Tillman made a career out of turning no into yes. His college football coach Bruce Snyder told Tillman that he might have to redshirt him--hold him back--for his first year. Perhaps Snyder was expecting him to grow. "He looked me dead in the eye and said, 'Coach, I'm not going to redshirt.' I thought he didn't understand what I meant," says Snyder, "so I started to explain it. But he said, 'Coach, you don't have to play me. I'm going to graduate in four years, so as long as I'm around, use me as it comes along.'"
In 1997 Tillman helped the Sun Devils come achingly close to a national championship in that year's Rose Bowl. All the same, prior to the NFL draft the following year, the labels "too small" and "too slow" still clung to him. He came to the Cardinals as a seventh-round pick, 226th out of 241 overall. His signing bonus was meal money by NFL standards, just $21,000. Since he didn't have a car, he commuted to the Cards' training camp riding his green Schwinn bicycle. "But you couldn't tell him he couldn't make it in the NFL", recalls Kwamie Lassiter, one of Tillman's former teammates. "Tell him he can play for three years, and he'll play four just to show you he can. Whatever challenge came up, he hit it head on."
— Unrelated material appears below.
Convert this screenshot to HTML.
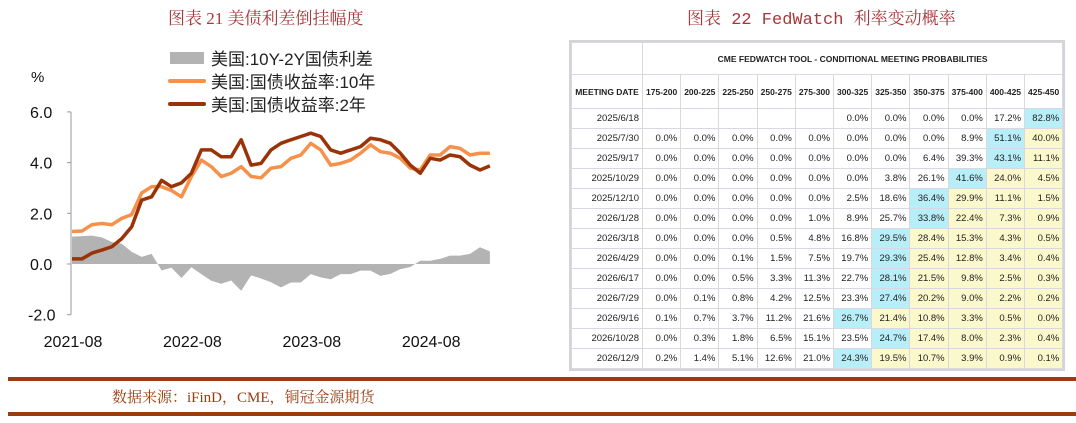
<!DOCTYPE html>
<html><head><meta charset="utf-8">
<style>
body{margin:0;width:1076px;height:423px;background:#fff;position:relative;overflow:hidden;font-family:"Liberation Sans","Noto Sans CJK SC",sans-serif}
.title{position:absolute;top:4px;font-family:"Liberation Serif","Noto Serif CJK SC",serif;font-size:17px;color:#a8373a}
#tbl{position:absolute;left:571px;top:42px;border-collapse:collapse;font-family:"Liberation Sans",sans-serif;font-size:9.5px;color:#222;background:#fff;outline:2px solid #d4d4d8}
#tbl td{border:1px solid #d8d8e0;text-align:right;padding:0 3px;height:19px;white-space:nowrap}
#tbl .h1 td{height:31px;text-align:center;font-weight:bold;font-size:8.5px}
#tbl .h2 td{height:33px;text-align:center;font-weight:bold;font-size:8.5px}
.cy{background:#b8eef8}.yl{background:#fbf8cc}
.rule{position:absolute;left:8px;width:1068px;height:4px;background:#9c3b0d}
</style></head><body>
<div class="title" style="left:168px">图表 21 美债利差倒挂幅度</div>
<div class="title" style="left:687px;font-family:'Liberation Mono','Noto Serif CJK SC',serif">图表 22 FedWatch 利率变动概率</div>
<svg id="chart" width="560" height="370" style="position:absolute;left:0;top:0"></svg>
<table id="tbl"></table>
<div class="rule" style="top:377px"></div>
<div style="position:absolute;left:112px;top:386px;font-family:'Liberation Serif','Noto Serif CJK SC',serif;font-size:15px;color:#9c3b0d">数据来源：iFinD，CME，铜冠金源期货</div>
<div class="rule" style="top:412px"></div>
<script>
const yields10 = [1.28,1.3,1.55,1.6,1.55,1.8,1.95,2.8,3.05,3.05,2.9,2.65,3.45,4.1,3.84,3.45,3.58,3.84,3.45,3.4,3.78,3.84,4.17,4.3,4.76,4.5,3.9,3.97,4.1,4.37,4.7,4.43,4.37,4.17,3.78,3.71,4.3,4.3,4.63,4.56,4.3,4.37,4.37];
const yields2 = [0.2,0.2,0.43,0.55,0.68,1.0,1.47,2.52,2.65,3.3,3.05,3.2,3.58,4.5,4.5,4.23,4.23,4.9,3.9,3.97,4.5,4.76,4.9,5.03,5.16,5.03,4.5,4.37,4.5,4.63,4.96,4.9,4.76,4.37,3.9,3.58,4.17,4.1,4.3,4.23,3.9,3.71,3.87];
const yTicks = [6.0,4.0,2.0,0.0,-2.0];
const xLabels = ["2021-08","2022-08","2023-08","2024-08"];
const xLabelIdx = [0,12,24,36];
const NS='http://www.w3.org/2000/svg';
const svg=document.getElementById('chart');
const X=i=>72+i*9.95, Y=v=>264-v*25.35;
function el(t,a){const e=document.createElementNS(NS,t);for(const k in a)e.setAttribute(k,a[k]);svg.appendChild(e);return e;}
let d='M'+X(0)+','+Y(0);
yields10.forEach((v,i)=>{d+=' L'+X(i)+','+Y(v-yields2[i]);});
d+=' L'+X(yields10.length-1)+','+Y(0)+' Z';
let a=el('path',{d:d,fill:'#b3b3b3'});


let ax=el('line',{x1:71,y1:Y(6),x2:71,y2:Y(-2),stroke:'#999','stroke-width':1});


yTicks.forEach(t=>{
  el('line',{x1:67,x2:71,y1:Y(t),y2:Y(t),stroke:'#999'});
  let tx=el('text',{x:t<0?28:30,y:Y(t)+6,'font-size':16,fill:'#111'});tx.textContent=t.toFixed(1);
  
  
});
xLabels.forEach((l,k)=>{
  let tx=el('text',{x:X(xLabelIdx[k])+1,y:347,'font-size':16,fill:'#111','text-anchor':'middle'});tx.textContent=l;
  
  
});
function line(arr,col,name){
  let p=arr.map((v,i)=>(i?'L':'M')+X(i)+','+Y(v)).join(' ');
  let e=el('path',{d:p,fill:'none',stroke:col,'stroke-width':3.5,'stroke-linejoin':'round'});
  
  
}
line(yields10,'#f5914a','line-10y-yield');
line(yields2,'#9a3308','line-2y-yield');
let pc=el('text',{x:31,y:82,'font-size':15,fill:'#111'});pc.textContent='%';


const leg=[['美国:10Y-2Y国债利差','#b3b3b3','box'],['美国:国债收益率:10年','#f5914a','l'],['美国:国债收益率:2年','#9a3308','l']];
leg.forEach((g,k)=>{
  const y=58+k*23;
  if(g[2]=='box')el('rect',{x:170,y:y-6,width:34,height:12,fill:g[1]});
  else el('line',{x1:170,x2:204,y1:y,y2:y,stroke:g[1],'stroke-width':4,'stroke-linecap':'round'});
  let t=el('text',{x:211,y:y+7,'font-size':17,fill:'#222'});t.textContent=g[0];
  
  
});
const cols=['175-200','200-225','225-250','250-275','275-300','300-325','325-350','350-375','375-400','400-425','425-450'];
const dates=['2025/6/18','2025/7/30','2025/9/17','2025/10/29','2025/12/10','2026/1/28','2026/3/18','2026/4/29','2026/6/17','2026/7/29','2026/9/16','2026/10/28','2026/12/9'];
const probs=[
[null,null,null,null,null,0,0,0,0,17.2,82.8],
[0,0,0,0,0,0,0,0,8.9,51.1,40.0],
[0,0,0,0,0,0,0,6.4,39.3,43.1,11.1],
[0,0,0,0,0,0,3.8,26.1,41.6,24.0,4.5],
[0,0,0,0,0,2.5,18.6,36.4,29.9,11.1,1.5],
[0,0,0,0,1.0,8.9,25.7,33.8,22.4,7.3,0.9],
[0,0,0,0.5,4.8,16.8,29.5,28.4,15.3,4.3,0.5],
[0,0,0.1,1.5,7.5,19.7,29.3,25.4,12.8,3.4,0.4],
[0,0,0.5,3.3,11.3,22.7,28.1,21.5,9.8,2.5,0.3],
[0,0.1,0.8,4.2,12.5,23.3,27.4,20.2,9.0,2.2,0.2],
[0.1,0.7,3.7,11.2,21.6,26.7,21.4,10.8,3.3,0.5,0.0],
[0,0.3,1.8,6.5,15.1,23.5,24.7,17.4,8.0,2.3,0.4],
[0.2,1.4,5.1,12.6,21.0,24.3,19.5,10.7,3.9,0.9,0.1]];
const tb=document.getElementById('tbl');
let h='<tr class="h1"><td style="width:64px"></td><td colspan="11">CME FEDWATCH TOOL - CONDITIONAL MEETING PROBABILITIES</td></tr>';
h+='<tr class="h2"><td>MEETING DATE</td>'+cols.map(c=>'<td style="width:31px">'+c+'</td>').join('')+'</tr>';
tb.innerHTML=h;
dates.forEach((dt,r)=>{
  const row=probs[r];let mi=0;row.forEach((v,i)=>{if(v!==null&&v>row[mi])mi=i;});
  const tr=document.createElement('tr');
  
  
  let s='<td>'+dt+'</td>';
  row.forEach((v,i)=>{const c=i==mi?'cy':(i>mi?'yl':'');s+='<td class="'+c+'">'+(v===null?'':v.toFixed(1)+'%')+'</td>';});
  tr.innerHTML=s;tb.appendChild(tr);
});
</script>
</body></html>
In 2000 Tillman established a team record of 224 tackles in a single season. The next year he turned down a five-year, $9 million--contract offer from the Super Bowl champion St. Louis Rams out of loyalty to the eternally underachieving Cardinals. But after Sept. 11, Tillman started thinking about larger loyalties. On the day after the attack he spoke about family members who had gone to war, like his great-grandfather who was at Pearl Harbor. "I haven't done a damn thing as far as laying myself on the line like that," he said. "So I have a great deal of respect for those that have."
Tillman's agent Frank Bauer got the first inkling that something was brewing with his client in a phone conversation in March 2002, while he was in the midst of negotiating the $3.6 million deal with the Cardinals. "Pat said, 'Hey, Frank, do me a favor. Worry about your other clients. Don't worry about me. I'm thinking about doing something else.'" In May, after returning from a honeymoon trip to the South Pacific island of Bora Bora with his wife Marie, Tillman enlisted, along with his brother Kevin, a minor league baseball player. Determined to avoid publicity, they began the process in Denver, where Pat might not be recognized. But the inevitable news still stunned many people. Tillman was one of the very few active NFL players to volunteer for military service since World War II, in which 638 NFL players served and 19 died.